Government, Environmentalists Blocking Access to Rich Shale Reserves
The President has recently made a habit of claiming that oil self-sufficiency is impossible because the US has just 2% of the world's oil reserves. However, congressional testimony given Thursday May 10th reinforces that America is exceedingly rich in natural resources, especially a type of oil reserves known as oil shale.
However, the testimony also pointed out that the future development of these resources, 72 percent of which is controlled by the Bureau of Land Management, is largely up to the federal government. The present administration doesn't seem very eager to get at those (or other) natural resources.

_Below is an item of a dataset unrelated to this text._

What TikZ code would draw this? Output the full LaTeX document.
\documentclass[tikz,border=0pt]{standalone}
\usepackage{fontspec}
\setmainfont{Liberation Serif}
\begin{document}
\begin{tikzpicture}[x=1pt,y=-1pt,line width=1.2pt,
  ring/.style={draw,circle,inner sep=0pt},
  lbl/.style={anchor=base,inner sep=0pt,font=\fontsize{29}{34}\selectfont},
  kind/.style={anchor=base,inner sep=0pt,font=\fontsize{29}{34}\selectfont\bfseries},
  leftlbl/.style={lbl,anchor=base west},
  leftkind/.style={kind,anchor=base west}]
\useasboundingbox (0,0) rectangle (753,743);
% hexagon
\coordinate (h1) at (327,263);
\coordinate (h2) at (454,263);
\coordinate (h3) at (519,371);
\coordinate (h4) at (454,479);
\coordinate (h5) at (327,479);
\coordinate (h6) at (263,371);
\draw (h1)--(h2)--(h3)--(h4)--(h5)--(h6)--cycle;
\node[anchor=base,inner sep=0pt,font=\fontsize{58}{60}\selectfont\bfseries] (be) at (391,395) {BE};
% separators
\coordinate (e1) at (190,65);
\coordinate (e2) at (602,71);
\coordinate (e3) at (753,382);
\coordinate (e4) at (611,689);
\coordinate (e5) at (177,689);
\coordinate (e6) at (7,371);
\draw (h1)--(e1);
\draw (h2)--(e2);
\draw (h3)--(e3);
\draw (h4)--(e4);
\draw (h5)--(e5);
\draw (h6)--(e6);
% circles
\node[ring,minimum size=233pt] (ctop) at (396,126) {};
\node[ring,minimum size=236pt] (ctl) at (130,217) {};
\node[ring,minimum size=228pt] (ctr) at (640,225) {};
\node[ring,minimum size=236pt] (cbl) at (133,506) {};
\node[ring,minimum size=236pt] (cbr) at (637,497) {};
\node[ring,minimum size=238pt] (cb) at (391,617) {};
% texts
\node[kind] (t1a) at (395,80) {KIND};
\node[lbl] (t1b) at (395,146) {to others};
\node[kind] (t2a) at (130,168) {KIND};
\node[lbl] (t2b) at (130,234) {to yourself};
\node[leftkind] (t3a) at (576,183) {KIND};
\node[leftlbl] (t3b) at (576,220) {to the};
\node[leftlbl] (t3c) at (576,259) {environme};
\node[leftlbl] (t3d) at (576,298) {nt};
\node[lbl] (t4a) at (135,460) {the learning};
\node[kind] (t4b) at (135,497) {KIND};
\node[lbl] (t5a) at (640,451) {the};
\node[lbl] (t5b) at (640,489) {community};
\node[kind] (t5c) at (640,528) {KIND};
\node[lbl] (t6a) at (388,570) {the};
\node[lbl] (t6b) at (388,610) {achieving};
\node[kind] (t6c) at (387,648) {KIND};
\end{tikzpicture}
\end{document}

The GAO testimony last week highlighted just how significant the oil shale reserves in the western United States are:
Being able to tap the vast amounts of oil locked within U.S. oil shale formations could go a long way toward satisfying the nation’s future oil demands. The Green River Formation—an assemblage of over 1,000 feet of sedimentary rocks that lie beneath parts of Colorado, Utah, and Wyoming—contains the world’s largest deposits of oil shale. USGS estimates that the Green River Formation contains about 3 trillion barrels of oil, and about half of this may be recoverable, depending on available technology and economic conditions. The Rand Corporation, a nonprofit research organization, estimates that 30 to 60 percent of the oil shale in the Green River Formation can be recovered. At the midpoint of this estimate, almost half of the 3 trillion barrels of oil would be recoverable. This is an amount about equal to the entire world’s proven oil reserves.
The report makes clear what this level of resource development could mean for our economy:
Development of oil shale resources could lead to the creation of jobs, increases in wealth, and increases in tax and royalty payments to federal and state governments for oil produced on their lands. The extent of these benefits, however, is unknown at this time because the ultimate size of the industry is uncertain.
However, the government is also concerned about the environmental impacts, specifically that development could "have significant impacts on the quality and quantity of surface and groundwater resources." The current GAO testimony largely recapitulates a report issued in 2010 calling for more study of the water resources in the area. For its part, the BLM issued a draft environmental impact statement in February that also focuses on further study as a first step.
This approach is in keeping with the administration other moves largely in opposition to the development of North American oil and gas reserves. The administration refused to permit the Keystone XL pipeline, citing environmental concerns, which would have delivered oil from Canadian tar sands to the gulf coast. At the end of March the administration also used the pretext of further environmental study to delay the possibility of offshore Atlantic oil drilling leases for a minimum of five years. Obama's EPA is currently investigating hydraulic fracturing ("fracking"), which has recently led to a boom in natural gas production in the US. Simultaneously, the Obama EPA has released new coal plant regulations which make the cost of coal prohibitive and have already led to the closing of numerous coal plants.
In a bit of spin worthy of George Orwell, Obama calls this his "all of the above" energy strategy.